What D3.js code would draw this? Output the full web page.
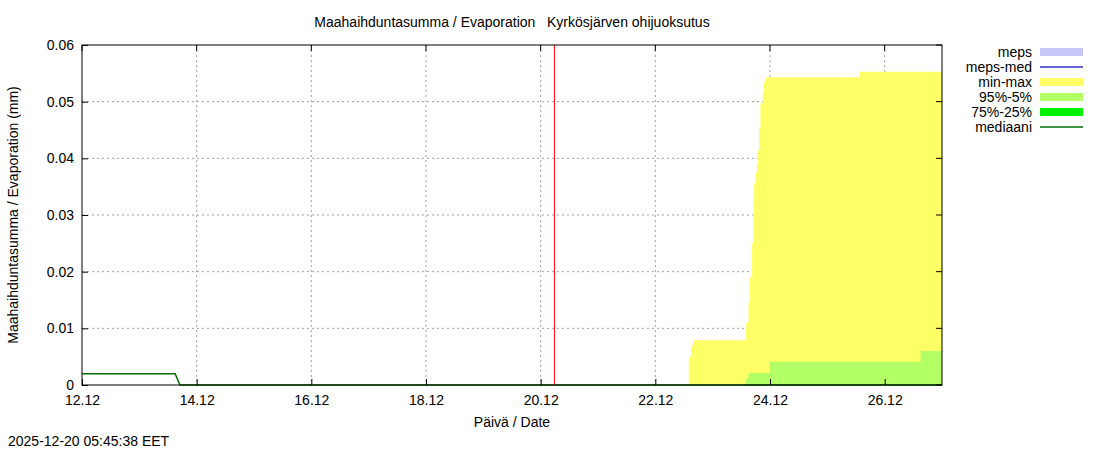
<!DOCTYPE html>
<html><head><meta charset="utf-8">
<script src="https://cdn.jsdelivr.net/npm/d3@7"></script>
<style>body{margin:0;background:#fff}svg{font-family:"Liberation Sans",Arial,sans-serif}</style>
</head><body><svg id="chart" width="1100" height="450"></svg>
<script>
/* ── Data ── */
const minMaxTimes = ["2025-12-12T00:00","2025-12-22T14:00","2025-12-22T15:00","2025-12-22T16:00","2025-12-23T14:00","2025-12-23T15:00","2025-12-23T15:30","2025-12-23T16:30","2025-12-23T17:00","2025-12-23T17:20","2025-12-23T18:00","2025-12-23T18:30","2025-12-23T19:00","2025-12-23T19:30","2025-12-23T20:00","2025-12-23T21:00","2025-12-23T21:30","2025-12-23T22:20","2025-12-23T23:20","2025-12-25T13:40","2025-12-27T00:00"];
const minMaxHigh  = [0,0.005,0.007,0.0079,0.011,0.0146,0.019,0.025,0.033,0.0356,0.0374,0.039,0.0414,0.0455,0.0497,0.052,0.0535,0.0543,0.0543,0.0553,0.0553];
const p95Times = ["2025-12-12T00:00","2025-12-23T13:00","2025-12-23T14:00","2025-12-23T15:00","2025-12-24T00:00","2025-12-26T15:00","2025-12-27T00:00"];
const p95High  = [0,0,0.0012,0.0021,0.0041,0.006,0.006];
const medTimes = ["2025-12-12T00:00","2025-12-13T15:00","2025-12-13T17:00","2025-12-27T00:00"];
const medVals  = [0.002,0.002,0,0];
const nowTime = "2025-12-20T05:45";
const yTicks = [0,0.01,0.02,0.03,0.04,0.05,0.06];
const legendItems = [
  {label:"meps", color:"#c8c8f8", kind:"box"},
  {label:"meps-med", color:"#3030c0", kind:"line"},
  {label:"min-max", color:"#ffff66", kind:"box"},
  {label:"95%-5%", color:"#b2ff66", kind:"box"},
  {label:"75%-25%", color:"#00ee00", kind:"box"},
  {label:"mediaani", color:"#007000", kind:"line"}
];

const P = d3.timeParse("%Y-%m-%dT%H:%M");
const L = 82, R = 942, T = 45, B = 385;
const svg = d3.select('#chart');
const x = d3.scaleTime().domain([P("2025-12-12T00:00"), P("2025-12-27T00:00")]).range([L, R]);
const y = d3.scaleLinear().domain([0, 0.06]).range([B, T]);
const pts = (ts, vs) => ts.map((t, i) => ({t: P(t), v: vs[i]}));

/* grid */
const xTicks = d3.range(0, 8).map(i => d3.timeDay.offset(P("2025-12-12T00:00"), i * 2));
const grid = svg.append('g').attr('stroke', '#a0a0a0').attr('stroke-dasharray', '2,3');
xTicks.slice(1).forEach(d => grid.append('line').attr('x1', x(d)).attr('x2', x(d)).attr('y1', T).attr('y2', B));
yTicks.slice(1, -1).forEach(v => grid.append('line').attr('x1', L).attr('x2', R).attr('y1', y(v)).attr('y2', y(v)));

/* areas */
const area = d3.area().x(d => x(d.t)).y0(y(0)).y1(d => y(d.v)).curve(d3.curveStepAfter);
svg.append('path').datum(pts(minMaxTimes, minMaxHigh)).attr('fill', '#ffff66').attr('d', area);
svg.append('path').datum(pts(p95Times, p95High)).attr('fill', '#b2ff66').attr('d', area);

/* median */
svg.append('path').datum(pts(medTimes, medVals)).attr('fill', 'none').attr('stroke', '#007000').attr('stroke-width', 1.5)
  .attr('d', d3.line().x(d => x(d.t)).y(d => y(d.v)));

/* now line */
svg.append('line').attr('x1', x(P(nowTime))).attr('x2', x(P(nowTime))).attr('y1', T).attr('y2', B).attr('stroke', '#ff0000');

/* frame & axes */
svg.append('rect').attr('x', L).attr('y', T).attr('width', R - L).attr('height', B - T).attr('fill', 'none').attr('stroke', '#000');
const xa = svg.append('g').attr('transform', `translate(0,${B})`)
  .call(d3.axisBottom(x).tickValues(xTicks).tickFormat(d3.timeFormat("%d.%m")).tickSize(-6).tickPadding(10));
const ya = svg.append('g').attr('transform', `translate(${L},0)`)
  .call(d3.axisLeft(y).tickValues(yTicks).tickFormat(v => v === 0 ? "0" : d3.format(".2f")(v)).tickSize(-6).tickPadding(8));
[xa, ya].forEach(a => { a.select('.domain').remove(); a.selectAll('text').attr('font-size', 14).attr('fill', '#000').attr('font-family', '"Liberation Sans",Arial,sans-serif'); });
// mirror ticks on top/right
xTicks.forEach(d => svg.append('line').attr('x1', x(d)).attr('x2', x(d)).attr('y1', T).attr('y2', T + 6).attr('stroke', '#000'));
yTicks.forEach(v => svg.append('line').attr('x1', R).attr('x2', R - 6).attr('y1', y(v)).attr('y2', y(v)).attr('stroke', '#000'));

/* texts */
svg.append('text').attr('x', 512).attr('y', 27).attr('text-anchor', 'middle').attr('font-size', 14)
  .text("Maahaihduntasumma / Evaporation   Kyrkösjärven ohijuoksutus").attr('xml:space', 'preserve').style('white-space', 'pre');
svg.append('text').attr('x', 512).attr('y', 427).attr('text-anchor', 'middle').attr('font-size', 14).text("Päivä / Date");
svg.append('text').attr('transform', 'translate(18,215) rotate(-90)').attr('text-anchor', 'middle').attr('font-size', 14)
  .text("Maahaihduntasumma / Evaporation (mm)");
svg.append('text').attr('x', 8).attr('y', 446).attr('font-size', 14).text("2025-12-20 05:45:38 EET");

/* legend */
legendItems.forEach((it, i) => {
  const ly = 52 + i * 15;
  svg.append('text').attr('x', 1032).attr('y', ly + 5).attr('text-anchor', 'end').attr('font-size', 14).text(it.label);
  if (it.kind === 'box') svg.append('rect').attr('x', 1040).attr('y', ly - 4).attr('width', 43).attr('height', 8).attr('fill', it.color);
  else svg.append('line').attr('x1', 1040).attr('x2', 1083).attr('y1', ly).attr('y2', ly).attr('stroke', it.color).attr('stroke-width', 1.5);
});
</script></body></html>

^^^^

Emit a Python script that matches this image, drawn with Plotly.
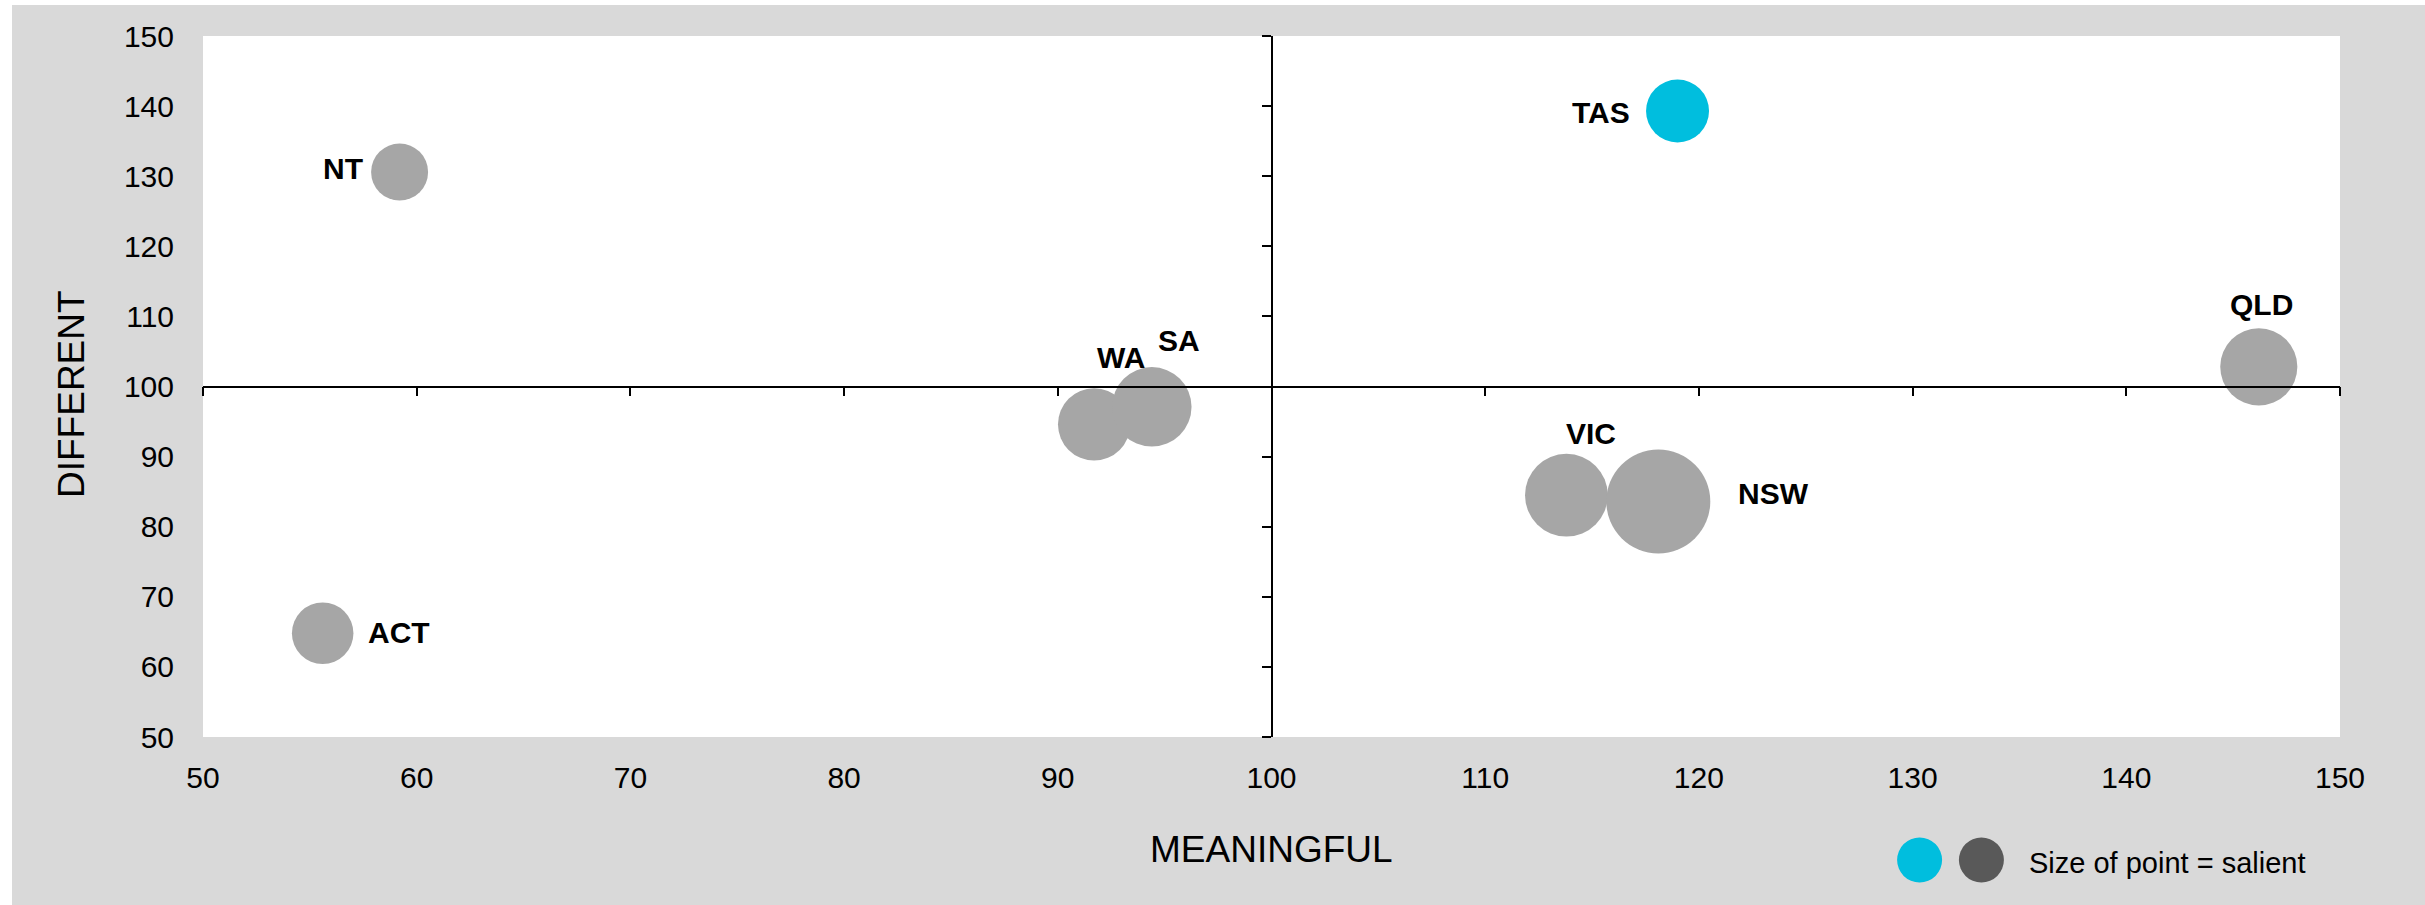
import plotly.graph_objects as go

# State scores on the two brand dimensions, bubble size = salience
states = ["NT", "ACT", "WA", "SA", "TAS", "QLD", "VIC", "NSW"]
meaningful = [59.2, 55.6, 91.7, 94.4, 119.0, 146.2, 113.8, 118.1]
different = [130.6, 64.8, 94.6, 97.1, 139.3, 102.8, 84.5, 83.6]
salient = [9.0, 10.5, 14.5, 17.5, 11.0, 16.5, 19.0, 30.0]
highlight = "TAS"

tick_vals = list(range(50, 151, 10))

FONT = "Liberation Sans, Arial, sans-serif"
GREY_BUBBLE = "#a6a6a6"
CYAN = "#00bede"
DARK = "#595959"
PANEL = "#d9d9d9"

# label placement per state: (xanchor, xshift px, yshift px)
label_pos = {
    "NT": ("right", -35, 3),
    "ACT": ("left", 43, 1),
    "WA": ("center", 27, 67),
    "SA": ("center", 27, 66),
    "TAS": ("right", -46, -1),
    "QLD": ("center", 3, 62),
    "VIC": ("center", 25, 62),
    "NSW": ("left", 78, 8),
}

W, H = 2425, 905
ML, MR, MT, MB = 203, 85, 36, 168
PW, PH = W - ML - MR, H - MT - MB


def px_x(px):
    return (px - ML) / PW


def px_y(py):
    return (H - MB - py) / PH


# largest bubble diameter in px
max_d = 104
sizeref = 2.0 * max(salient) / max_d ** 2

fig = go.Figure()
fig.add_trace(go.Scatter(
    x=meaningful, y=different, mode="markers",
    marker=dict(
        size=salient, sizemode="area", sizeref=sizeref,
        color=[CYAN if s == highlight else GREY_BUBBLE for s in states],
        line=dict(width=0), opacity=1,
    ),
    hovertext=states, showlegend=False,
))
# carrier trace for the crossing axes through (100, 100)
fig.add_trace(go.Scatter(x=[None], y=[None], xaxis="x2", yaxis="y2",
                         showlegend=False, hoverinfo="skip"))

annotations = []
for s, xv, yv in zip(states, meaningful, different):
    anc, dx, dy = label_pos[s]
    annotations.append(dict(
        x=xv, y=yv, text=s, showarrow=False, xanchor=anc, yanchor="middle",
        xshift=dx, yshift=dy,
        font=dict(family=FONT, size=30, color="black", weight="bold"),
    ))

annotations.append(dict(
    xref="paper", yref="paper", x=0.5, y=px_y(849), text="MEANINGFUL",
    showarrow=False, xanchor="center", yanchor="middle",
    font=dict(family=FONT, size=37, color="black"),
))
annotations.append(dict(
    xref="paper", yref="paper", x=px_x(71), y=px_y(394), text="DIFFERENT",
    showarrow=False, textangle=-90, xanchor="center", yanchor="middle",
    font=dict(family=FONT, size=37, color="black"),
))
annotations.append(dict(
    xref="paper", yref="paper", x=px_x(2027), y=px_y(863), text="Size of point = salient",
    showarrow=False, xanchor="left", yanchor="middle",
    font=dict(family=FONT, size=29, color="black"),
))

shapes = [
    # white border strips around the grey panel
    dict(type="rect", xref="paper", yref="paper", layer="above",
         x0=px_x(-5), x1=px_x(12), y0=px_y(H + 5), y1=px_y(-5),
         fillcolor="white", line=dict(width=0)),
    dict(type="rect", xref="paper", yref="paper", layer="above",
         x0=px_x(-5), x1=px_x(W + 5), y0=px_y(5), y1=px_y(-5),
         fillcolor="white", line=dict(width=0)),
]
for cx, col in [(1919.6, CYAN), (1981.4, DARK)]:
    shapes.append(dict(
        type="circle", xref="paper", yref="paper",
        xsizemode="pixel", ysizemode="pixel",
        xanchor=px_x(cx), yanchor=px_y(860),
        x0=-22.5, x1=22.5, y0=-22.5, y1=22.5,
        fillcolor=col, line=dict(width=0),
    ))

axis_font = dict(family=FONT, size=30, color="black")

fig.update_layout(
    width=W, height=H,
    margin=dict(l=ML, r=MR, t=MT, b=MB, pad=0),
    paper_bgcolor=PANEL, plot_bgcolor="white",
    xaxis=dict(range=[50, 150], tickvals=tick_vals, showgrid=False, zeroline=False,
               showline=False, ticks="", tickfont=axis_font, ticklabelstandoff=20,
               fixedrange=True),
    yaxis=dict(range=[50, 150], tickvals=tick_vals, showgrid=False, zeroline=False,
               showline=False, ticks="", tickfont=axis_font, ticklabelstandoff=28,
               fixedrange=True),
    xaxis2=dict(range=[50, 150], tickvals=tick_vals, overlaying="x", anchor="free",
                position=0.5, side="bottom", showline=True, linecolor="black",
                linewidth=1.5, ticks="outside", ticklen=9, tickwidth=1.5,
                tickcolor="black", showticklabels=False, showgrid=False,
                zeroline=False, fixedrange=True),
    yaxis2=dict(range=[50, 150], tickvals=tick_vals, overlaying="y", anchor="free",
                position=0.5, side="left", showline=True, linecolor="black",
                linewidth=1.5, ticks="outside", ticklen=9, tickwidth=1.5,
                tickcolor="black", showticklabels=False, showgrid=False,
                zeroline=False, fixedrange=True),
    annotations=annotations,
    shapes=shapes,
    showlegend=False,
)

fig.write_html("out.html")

^^^^

Problem to work on = Using the data above, which lines fall from the one with "What D3.js code" through the one with "const pts = (ts, vs)"? Repeat them exactly, ends included, minus any pictures.

Full output =
What D3.js code would draw this? Output the full web page.
<!DOCTYPE html>
<html><head><meta charset="utf-8">
<script src="https://cdn.jsdelivr.net/npm/d3@7"></script>
<style>body{margin:0;background:#fff}svg{font-family:"Liberation Sans",Arial,sans-serif}</style>
</head><body><svg id="chart" width="1100" height="450"></svg>
<script>
/* ── Data ── */
const minMaxTimes = ["2025-12-12T00:00","2025-12-22T14:00","2025-12-22T15:00","2025-12-22T16:00","2025-12-23T14:00","2025-12-23T15:00","2025-12-23T15:30","2025-12-23T16:30","2025-12-23T17:00","2025-12-23T17:20","2025-12-23T18:00","2025-12-23T18:30","2025-12-23T19:00","2025-12-23T19:30","2025-12-23T20:00","2025-12-23T21:00","2025-12-23T21:30","2025-12-23T22:20","2025-12-23T23:20","2025-12-25T13:40","2025-12-27T00:00"];
const minMaxHigh  = [0,0.005,0.007,0.0079,0.011,0.0146,0.019,0.025,0.033,0.0356,0.0374,0.039,0.0414,0.0455,0.0497,0.052,0.0535,0.0543,0.0543,0.0553,0.0553];
const p95Times = ["2025-12-12T00:00","2025-12-23T13:00","2025-12-23T14:00","2025-12-23T15:00","2025-12-24T00:00","2025-12-26T15:00","2025-12-27T00:00"];
const p95High  = [0,0,0.0012,0.0021,0.0041,0.006,0.006];
const medTimes = ["2025-12-12T00:00","2025-12-13T15:00","2025-12-13T17:00","2025-12-27T00:00"];
const medVals  = [0.002,0.002,0,0];
const nowTime = "2025-12-20T05:45";
const yTicks = [0,0.01,0.02,0.03,0.04,0.05,0.06];
const legendItems = [
  {label:"meps", color:"#c8c8f8", kind:"box"},
  {label:"meps-med", color:"#3030c0", kind:"line"},
  {label:"min-max", color:"#ffff66", kind:"box"},
  {label:"95%-5%", color:"#b2ff66", kind:"box"},
  {label:"75%-25%", color:"#00ee00", kind:"box"},
  {label:"mediaani", color:"#007000", kind:"line"}
];

const P = d3.timeParse("%Y-%m-%dT%H:%M");
const L = 82, R = 942, T = 45, B = 385;
const svg = d3.select('#chart');
const x = d3.scaleTime().domain([P("2025-12-12T00:00"), P("2025-12-27T00:00")]).range([L, R]);
const y = d3.scaleLinear().domain([0, 0.06]).range([B, T]);
const pts = (ts, vs) => ts.map((t, i) => ({t: P(t), v: vs[i]}));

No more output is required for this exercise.